» Instructions to follow:
Work out how many lines of the records contain "that". Answer with the number and nothing else.
---------- Extracted data
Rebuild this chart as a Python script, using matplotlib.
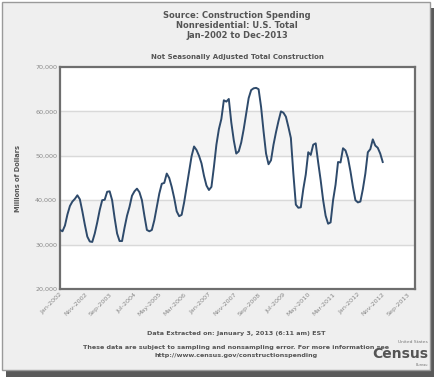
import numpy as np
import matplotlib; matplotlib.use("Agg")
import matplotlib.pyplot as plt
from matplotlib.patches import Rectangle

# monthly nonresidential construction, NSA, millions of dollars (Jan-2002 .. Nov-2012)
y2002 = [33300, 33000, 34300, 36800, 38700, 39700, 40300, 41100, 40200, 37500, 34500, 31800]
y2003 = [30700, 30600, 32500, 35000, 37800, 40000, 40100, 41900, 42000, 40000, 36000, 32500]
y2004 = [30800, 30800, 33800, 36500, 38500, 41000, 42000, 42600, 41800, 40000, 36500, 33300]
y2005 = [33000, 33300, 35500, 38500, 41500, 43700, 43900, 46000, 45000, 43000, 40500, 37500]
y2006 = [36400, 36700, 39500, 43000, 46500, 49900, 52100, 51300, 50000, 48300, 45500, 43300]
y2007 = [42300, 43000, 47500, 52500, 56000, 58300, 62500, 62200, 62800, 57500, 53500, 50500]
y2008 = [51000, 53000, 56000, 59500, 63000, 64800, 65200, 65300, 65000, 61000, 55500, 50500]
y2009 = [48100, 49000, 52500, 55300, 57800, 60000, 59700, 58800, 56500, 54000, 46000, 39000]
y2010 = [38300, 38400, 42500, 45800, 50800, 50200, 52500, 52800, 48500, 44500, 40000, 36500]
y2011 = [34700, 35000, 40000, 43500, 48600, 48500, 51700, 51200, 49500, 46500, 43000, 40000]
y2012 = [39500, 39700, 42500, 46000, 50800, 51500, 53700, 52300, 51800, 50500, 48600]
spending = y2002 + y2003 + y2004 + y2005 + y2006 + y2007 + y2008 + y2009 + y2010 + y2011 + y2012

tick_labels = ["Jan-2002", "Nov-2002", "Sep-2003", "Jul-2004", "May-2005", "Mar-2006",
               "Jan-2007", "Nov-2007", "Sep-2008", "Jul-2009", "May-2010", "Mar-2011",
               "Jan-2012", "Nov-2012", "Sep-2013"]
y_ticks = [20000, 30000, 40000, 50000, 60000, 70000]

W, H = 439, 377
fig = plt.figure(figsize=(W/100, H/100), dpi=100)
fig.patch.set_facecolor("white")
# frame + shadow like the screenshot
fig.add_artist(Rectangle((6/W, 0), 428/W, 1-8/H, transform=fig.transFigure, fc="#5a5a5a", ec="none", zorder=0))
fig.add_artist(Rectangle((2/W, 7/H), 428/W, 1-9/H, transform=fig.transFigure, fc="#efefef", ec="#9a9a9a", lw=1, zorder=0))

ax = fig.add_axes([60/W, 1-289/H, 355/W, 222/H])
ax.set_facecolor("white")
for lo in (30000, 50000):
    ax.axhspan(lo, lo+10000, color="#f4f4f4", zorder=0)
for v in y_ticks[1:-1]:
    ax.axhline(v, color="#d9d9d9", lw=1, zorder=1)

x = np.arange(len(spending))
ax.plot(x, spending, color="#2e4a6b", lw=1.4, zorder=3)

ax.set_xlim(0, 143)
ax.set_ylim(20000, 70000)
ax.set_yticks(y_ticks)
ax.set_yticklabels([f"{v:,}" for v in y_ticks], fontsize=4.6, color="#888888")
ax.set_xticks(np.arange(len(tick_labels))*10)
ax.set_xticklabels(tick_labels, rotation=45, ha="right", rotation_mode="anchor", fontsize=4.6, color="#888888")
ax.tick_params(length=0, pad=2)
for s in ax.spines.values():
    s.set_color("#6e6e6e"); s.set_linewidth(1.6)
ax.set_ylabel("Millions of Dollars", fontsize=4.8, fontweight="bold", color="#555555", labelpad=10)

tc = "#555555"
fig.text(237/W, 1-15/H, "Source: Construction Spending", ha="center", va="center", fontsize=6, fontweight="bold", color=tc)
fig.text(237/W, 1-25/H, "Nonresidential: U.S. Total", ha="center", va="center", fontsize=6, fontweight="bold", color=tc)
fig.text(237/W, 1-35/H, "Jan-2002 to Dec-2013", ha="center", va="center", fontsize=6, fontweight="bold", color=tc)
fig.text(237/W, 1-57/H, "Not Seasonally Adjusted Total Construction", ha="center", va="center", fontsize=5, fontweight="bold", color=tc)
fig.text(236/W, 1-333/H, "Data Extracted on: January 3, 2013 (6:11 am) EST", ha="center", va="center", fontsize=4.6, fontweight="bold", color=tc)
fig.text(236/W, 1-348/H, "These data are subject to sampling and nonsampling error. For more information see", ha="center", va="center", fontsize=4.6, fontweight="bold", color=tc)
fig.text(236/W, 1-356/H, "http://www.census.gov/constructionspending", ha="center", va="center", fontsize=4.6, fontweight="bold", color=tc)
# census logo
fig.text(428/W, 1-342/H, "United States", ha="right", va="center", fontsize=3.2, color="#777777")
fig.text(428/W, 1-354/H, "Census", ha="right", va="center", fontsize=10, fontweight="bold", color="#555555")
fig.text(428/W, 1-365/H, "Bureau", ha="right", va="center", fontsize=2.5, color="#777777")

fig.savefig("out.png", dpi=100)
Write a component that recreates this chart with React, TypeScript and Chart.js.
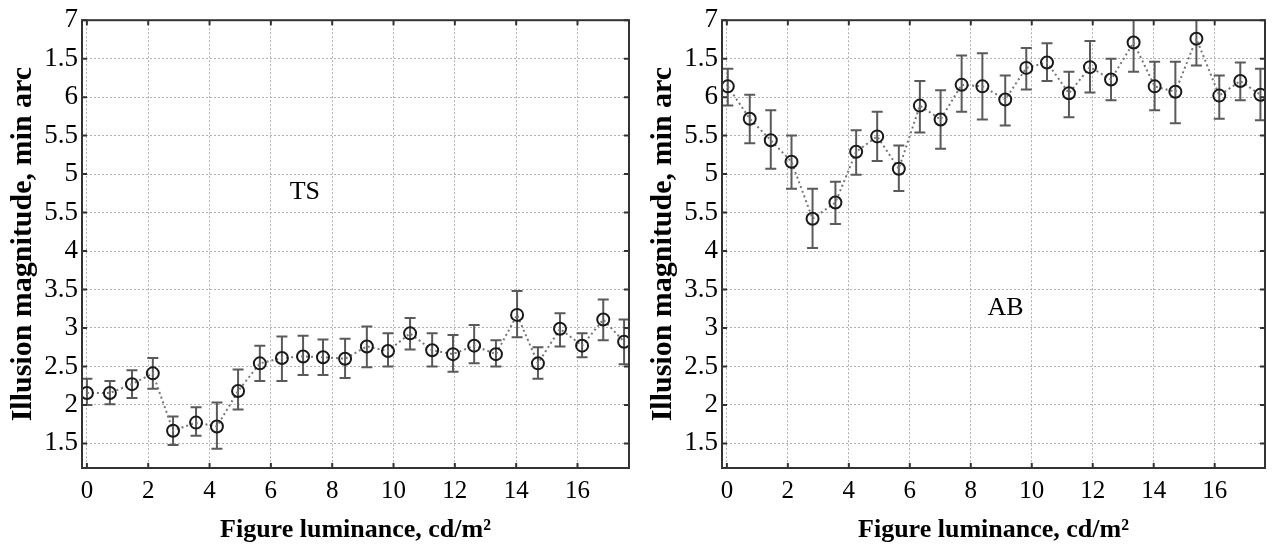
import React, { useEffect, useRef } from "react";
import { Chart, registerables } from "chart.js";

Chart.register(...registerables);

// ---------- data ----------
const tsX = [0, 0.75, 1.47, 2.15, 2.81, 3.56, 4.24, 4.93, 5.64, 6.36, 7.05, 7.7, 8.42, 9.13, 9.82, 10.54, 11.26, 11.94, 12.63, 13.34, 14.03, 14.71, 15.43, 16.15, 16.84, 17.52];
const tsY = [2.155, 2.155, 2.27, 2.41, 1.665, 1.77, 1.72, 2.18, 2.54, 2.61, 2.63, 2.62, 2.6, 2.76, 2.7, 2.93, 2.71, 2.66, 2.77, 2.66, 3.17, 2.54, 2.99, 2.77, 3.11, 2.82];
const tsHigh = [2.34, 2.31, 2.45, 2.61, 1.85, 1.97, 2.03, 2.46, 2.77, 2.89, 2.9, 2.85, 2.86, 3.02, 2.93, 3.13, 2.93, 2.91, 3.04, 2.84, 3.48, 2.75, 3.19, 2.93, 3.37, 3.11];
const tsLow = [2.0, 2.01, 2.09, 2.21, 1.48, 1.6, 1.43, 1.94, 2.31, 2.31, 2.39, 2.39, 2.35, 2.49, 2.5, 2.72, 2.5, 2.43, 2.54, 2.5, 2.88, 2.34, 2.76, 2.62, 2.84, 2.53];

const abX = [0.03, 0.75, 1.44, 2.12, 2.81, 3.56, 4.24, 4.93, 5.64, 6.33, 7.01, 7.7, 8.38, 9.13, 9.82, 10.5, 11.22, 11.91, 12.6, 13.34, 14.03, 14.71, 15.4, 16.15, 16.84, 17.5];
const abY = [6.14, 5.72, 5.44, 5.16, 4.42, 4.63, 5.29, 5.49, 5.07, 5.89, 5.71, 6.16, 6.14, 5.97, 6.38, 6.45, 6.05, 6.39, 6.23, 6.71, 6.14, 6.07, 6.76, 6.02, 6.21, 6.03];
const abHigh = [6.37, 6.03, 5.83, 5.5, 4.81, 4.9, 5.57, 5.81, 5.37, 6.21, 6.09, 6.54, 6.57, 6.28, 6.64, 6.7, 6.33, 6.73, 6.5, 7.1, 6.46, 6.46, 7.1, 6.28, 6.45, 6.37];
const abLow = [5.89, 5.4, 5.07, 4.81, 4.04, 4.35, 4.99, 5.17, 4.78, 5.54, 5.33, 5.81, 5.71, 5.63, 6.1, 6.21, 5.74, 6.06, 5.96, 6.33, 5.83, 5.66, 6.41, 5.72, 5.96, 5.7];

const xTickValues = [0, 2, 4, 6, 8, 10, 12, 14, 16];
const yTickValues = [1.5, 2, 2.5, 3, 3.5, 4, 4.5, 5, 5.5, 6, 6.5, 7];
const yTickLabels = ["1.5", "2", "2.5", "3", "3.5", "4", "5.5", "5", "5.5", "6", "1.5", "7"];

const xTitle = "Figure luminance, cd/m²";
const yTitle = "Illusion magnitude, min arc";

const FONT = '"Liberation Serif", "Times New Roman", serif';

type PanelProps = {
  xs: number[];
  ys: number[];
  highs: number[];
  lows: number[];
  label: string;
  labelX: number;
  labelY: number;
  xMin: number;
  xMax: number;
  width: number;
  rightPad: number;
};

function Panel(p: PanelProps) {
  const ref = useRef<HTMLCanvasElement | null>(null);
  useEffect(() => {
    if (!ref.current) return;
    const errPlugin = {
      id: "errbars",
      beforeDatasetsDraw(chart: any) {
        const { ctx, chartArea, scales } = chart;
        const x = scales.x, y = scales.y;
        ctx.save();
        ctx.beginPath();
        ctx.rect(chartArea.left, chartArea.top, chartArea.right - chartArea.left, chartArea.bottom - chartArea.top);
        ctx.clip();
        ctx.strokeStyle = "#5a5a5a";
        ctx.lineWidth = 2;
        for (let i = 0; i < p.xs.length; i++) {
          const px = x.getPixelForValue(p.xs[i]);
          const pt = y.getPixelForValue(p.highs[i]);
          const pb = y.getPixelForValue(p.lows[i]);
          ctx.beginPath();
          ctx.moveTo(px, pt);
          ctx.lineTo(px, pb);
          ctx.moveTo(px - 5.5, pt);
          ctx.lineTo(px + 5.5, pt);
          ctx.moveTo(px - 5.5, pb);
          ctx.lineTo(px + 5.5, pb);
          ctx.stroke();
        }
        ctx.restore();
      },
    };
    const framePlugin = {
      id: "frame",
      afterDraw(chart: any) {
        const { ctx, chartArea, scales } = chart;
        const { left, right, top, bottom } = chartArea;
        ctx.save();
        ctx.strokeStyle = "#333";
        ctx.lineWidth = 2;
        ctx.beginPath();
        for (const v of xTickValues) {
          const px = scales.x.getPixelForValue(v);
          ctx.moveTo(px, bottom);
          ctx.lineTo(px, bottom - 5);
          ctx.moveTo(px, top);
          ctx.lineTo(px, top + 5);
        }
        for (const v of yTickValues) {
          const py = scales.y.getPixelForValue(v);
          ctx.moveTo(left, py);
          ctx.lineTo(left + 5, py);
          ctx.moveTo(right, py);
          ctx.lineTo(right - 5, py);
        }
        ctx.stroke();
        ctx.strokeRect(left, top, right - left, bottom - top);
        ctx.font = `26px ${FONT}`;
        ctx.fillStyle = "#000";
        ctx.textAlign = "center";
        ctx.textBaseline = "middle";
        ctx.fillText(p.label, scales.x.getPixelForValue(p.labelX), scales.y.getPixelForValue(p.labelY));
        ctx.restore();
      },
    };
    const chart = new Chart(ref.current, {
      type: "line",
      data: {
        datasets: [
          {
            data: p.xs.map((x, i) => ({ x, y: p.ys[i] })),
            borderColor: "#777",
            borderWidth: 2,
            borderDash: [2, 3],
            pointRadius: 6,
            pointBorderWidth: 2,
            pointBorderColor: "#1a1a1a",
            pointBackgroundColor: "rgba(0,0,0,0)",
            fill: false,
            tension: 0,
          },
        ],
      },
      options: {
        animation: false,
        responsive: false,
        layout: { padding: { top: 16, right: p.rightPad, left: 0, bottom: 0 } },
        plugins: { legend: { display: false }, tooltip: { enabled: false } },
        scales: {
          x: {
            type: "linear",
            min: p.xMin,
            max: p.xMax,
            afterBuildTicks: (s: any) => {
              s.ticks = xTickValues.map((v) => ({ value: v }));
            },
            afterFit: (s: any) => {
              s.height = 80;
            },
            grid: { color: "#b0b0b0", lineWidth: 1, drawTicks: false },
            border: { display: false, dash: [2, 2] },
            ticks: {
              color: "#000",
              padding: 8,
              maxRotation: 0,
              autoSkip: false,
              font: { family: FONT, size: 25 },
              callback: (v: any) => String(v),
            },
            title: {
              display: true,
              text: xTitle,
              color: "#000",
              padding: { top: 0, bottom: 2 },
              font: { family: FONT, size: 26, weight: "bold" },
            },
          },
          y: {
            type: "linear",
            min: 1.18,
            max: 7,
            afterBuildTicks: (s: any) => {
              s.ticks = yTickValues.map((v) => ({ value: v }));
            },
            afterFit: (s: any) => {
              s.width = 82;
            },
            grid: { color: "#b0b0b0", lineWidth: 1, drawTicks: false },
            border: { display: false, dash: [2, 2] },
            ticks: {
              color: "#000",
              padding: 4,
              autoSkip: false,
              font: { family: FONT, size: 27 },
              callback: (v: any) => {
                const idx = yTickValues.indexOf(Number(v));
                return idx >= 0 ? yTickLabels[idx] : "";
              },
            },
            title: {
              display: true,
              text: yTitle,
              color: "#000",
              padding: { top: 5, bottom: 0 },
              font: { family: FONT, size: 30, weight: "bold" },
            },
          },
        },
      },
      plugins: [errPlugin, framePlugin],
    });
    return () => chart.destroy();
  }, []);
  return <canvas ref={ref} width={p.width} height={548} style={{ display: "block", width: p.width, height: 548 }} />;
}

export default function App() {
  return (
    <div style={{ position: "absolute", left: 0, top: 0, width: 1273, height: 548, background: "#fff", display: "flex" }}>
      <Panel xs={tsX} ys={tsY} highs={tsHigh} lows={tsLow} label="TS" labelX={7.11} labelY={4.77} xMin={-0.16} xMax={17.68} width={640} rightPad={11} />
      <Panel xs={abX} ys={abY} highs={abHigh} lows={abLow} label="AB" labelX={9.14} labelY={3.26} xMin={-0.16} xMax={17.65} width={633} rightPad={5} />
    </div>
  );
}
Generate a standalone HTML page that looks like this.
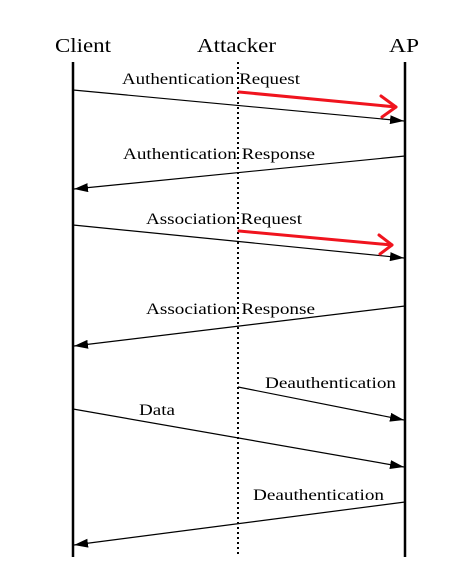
--------------------
» Reply:
2